(EXERCISE OBJECTIVE): Begin with the first line of the listing and quote every line through the one containing "(0,0) rectangle (865,540);"; give only those lines.
►
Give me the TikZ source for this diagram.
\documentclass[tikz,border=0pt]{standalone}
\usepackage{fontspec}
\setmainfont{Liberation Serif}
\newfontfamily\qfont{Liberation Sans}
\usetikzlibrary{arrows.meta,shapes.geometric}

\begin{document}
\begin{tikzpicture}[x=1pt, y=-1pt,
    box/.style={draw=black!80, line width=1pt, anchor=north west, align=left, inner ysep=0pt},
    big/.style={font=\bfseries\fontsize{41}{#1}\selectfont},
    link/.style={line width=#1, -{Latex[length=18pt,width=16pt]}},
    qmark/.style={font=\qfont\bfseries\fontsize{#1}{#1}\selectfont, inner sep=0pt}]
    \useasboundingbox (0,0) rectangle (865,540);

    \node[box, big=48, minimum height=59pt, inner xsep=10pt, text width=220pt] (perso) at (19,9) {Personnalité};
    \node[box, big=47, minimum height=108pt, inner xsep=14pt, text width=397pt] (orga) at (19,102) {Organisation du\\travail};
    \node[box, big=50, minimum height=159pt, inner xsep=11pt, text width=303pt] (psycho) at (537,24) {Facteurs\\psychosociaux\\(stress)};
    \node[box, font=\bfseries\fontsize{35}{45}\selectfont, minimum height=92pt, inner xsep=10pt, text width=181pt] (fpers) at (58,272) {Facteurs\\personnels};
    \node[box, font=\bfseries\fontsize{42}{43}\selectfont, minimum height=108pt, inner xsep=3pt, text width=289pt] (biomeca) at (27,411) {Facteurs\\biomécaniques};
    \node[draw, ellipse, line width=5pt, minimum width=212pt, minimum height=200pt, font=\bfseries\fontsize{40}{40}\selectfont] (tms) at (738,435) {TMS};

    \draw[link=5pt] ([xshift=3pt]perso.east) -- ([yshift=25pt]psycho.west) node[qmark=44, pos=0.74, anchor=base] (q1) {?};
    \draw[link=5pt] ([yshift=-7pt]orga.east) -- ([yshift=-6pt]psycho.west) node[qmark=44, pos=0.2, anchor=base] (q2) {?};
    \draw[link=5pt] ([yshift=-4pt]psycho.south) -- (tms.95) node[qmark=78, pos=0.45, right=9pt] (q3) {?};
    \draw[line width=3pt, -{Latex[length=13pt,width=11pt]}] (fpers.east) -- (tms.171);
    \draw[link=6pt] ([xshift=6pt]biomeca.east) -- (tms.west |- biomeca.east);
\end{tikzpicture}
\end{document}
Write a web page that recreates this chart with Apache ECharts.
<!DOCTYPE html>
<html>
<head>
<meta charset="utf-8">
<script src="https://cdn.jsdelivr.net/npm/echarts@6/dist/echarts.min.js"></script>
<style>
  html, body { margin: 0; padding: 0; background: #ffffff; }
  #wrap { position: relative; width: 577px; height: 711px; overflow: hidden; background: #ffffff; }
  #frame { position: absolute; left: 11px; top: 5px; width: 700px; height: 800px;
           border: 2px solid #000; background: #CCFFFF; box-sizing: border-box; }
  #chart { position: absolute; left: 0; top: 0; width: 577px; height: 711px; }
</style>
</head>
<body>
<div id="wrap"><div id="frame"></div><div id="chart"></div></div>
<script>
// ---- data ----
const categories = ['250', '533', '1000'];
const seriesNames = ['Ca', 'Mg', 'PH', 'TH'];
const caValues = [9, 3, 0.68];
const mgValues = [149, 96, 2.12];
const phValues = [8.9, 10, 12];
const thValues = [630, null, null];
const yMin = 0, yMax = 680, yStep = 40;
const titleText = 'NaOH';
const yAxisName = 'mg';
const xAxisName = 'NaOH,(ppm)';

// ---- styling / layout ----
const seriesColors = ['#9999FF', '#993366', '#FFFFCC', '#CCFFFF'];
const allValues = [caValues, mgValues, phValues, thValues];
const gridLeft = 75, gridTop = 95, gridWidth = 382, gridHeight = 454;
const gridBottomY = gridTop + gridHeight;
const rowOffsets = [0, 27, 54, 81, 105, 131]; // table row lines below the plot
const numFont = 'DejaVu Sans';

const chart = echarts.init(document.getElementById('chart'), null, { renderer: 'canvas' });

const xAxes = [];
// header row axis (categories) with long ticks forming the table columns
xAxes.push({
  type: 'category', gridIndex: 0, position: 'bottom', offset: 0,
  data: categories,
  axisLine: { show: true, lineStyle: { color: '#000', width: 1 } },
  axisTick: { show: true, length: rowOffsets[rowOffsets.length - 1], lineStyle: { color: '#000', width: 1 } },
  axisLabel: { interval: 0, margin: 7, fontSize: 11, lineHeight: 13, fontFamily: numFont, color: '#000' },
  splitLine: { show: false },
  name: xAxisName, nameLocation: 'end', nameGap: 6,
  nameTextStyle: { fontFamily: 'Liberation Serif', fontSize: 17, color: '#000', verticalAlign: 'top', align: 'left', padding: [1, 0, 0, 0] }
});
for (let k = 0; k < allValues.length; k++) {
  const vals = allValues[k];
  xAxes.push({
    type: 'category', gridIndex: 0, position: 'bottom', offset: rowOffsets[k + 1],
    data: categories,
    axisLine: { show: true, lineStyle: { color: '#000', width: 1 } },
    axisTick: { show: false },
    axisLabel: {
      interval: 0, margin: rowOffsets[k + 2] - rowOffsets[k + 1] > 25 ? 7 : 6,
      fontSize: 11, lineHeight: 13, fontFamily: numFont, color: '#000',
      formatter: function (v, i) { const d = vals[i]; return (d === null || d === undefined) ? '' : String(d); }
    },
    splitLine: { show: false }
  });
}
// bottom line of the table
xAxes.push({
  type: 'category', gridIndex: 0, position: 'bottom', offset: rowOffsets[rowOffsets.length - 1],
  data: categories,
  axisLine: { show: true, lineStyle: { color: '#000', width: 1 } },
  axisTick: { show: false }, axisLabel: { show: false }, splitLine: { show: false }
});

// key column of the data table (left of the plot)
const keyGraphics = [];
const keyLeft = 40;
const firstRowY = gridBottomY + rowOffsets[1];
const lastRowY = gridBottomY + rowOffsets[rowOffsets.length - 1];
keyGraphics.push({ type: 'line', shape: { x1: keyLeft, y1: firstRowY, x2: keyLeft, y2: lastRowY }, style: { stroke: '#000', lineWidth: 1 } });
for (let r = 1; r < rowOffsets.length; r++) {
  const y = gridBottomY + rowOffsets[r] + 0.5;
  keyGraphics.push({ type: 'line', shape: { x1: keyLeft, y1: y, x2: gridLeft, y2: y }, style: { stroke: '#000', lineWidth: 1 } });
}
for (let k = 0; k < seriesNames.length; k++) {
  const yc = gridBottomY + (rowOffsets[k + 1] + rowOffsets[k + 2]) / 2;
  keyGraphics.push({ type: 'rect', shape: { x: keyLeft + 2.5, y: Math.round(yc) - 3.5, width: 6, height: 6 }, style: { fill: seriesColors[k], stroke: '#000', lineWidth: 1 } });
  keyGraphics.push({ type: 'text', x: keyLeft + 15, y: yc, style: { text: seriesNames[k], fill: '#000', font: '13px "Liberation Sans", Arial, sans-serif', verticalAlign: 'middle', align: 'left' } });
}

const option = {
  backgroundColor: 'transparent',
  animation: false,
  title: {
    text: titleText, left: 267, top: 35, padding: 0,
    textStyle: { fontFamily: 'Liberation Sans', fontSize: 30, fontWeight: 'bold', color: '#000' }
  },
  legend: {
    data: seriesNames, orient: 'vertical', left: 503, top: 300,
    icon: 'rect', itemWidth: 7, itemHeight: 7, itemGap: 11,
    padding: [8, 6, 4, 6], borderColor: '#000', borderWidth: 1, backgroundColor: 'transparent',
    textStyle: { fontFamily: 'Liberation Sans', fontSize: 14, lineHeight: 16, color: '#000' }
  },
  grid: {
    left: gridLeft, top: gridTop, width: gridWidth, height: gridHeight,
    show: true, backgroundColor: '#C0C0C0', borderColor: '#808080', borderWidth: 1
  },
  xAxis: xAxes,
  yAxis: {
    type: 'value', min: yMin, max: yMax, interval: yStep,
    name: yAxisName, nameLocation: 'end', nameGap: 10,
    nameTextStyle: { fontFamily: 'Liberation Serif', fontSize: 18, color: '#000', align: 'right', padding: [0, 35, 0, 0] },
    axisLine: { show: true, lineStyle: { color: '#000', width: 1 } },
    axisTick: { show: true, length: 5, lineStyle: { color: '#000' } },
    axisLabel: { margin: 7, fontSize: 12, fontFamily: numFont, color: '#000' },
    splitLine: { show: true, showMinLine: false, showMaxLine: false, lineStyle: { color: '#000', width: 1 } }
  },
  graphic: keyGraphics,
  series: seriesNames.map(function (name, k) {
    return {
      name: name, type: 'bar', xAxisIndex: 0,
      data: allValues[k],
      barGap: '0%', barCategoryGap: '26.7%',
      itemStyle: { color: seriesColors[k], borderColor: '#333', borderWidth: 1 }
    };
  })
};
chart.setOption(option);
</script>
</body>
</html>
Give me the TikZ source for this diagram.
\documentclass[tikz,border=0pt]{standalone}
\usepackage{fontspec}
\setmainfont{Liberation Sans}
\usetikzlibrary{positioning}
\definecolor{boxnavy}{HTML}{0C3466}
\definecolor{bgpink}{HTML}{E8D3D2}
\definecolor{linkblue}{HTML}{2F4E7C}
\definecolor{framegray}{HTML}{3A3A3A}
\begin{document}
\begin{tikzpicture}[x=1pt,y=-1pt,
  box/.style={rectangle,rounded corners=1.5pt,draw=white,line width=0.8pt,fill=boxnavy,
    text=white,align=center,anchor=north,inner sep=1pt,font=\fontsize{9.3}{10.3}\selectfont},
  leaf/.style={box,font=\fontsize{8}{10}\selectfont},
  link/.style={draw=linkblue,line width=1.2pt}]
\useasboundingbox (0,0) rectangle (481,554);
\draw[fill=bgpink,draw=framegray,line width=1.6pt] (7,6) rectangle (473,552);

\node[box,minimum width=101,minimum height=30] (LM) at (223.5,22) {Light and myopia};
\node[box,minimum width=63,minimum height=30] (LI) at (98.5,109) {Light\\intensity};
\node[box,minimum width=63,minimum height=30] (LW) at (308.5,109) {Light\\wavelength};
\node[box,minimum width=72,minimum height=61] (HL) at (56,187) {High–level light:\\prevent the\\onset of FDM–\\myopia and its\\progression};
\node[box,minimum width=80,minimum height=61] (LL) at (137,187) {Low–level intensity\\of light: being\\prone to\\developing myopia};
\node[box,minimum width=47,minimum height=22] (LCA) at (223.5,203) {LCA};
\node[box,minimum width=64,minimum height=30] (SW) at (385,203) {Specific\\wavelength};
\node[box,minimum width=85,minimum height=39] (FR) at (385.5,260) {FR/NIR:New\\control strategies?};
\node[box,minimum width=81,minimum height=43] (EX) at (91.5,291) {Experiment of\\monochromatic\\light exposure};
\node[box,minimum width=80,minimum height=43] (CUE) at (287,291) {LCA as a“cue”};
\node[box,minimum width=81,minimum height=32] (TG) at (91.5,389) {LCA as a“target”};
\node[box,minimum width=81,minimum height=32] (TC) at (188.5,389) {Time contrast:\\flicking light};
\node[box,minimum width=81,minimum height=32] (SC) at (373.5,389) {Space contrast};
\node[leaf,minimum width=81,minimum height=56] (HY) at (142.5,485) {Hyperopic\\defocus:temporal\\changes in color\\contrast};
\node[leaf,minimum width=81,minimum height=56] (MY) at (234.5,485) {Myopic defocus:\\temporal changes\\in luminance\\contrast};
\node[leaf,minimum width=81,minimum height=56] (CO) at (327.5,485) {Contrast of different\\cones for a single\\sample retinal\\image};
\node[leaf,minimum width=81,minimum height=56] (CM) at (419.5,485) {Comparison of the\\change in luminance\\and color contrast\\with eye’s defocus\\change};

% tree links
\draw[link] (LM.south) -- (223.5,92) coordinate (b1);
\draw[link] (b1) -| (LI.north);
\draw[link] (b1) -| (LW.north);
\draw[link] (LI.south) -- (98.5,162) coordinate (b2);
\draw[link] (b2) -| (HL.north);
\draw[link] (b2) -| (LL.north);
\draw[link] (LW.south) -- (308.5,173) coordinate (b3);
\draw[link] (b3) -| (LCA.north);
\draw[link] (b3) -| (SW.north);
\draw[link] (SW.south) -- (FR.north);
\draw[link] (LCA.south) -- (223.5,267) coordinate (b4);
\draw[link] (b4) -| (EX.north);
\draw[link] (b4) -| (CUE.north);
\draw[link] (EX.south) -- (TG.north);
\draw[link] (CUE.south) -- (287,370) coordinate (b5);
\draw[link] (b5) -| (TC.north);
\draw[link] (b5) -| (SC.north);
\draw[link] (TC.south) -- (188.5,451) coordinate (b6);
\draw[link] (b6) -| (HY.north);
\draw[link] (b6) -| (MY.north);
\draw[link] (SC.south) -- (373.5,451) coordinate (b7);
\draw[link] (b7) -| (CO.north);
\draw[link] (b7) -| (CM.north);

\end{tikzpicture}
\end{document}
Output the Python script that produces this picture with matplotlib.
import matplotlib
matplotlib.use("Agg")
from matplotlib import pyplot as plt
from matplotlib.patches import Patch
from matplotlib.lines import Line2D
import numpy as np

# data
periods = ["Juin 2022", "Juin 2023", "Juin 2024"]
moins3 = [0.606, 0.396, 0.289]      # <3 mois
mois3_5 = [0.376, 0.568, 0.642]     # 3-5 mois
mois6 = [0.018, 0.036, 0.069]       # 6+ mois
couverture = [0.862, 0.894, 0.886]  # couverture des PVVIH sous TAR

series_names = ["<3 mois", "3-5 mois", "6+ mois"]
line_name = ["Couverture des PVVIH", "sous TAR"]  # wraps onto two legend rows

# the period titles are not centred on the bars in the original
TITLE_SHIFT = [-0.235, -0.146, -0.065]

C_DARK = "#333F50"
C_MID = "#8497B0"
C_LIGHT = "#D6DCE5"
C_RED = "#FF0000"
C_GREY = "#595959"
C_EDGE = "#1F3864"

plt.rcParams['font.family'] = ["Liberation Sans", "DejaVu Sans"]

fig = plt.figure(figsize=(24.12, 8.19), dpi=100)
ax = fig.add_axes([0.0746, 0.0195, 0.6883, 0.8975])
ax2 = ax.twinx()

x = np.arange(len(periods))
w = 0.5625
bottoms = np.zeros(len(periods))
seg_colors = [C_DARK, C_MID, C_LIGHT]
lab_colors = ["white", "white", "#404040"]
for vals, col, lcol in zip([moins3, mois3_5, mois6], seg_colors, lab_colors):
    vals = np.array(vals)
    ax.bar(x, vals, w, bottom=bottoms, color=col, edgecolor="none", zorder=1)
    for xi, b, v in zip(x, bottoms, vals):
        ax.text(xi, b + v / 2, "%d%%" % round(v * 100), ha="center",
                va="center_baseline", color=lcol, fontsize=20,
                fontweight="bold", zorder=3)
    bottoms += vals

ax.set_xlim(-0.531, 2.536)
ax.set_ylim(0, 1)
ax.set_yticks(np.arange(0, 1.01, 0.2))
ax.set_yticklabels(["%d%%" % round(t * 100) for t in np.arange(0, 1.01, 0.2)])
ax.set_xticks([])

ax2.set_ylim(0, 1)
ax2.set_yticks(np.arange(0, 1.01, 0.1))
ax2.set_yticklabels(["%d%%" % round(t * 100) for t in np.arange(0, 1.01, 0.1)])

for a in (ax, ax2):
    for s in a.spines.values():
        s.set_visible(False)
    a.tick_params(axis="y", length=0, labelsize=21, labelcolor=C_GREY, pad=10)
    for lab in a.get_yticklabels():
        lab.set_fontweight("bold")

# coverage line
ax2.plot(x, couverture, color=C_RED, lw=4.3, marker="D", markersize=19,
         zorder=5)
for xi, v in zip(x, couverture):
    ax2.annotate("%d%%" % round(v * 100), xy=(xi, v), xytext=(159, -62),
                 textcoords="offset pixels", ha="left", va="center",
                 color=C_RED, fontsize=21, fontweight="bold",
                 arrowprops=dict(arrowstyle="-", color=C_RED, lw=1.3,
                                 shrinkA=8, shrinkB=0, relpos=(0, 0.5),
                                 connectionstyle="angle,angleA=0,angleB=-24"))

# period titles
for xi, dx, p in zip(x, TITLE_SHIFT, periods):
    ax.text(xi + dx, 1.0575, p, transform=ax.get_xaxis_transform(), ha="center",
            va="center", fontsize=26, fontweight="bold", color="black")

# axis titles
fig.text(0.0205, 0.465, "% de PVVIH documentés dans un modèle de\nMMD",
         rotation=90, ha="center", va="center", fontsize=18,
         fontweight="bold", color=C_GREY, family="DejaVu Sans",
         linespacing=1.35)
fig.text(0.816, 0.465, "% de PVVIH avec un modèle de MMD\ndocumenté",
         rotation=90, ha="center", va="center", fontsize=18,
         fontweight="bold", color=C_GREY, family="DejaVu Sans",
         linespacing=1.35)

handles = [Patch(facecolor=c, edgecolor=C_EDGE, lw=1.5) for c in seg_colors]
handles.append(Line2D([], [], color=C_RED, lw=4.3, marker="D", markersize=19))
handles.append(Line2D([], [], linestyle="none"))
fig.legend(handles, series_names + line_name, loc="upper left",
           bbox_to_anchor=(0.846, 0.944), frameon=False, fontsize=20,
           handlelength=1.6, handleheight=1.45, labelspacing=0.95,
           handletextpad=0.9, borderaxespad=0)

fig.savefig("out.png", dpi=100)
◄
(REPLY TO THE TASK):
Give me the TikZ source for this diagram.
\documentclass[tikz,border=0pt]{standalone}
\usepackage{fontspec}
\setmainfont{Liberation Serif}
\newfontfamily\qfont{Liberation Sans}
\usetikzlibrary{arrows.meta,shapes.geometric}

\begin{document}
\begin{tikzpicture}[x=1pt, y=-1pt,
    box/.style={draw=black!80, line width=1pt, anchor=north west, align=left, inner ysep=0pt},
    big/.style={font=\bfseries\fontsize{41}{#1}\selectfont},
    link/.style={line width=#1, -{Latex[length=18pt,width=16pt]}},
    qmark/.style={font=\qfont\bfseries\fontsize{#1}{#1}\selectfont, inner sep=0pt}]
    \useasboundingbox (0,0) rectangle (865,540);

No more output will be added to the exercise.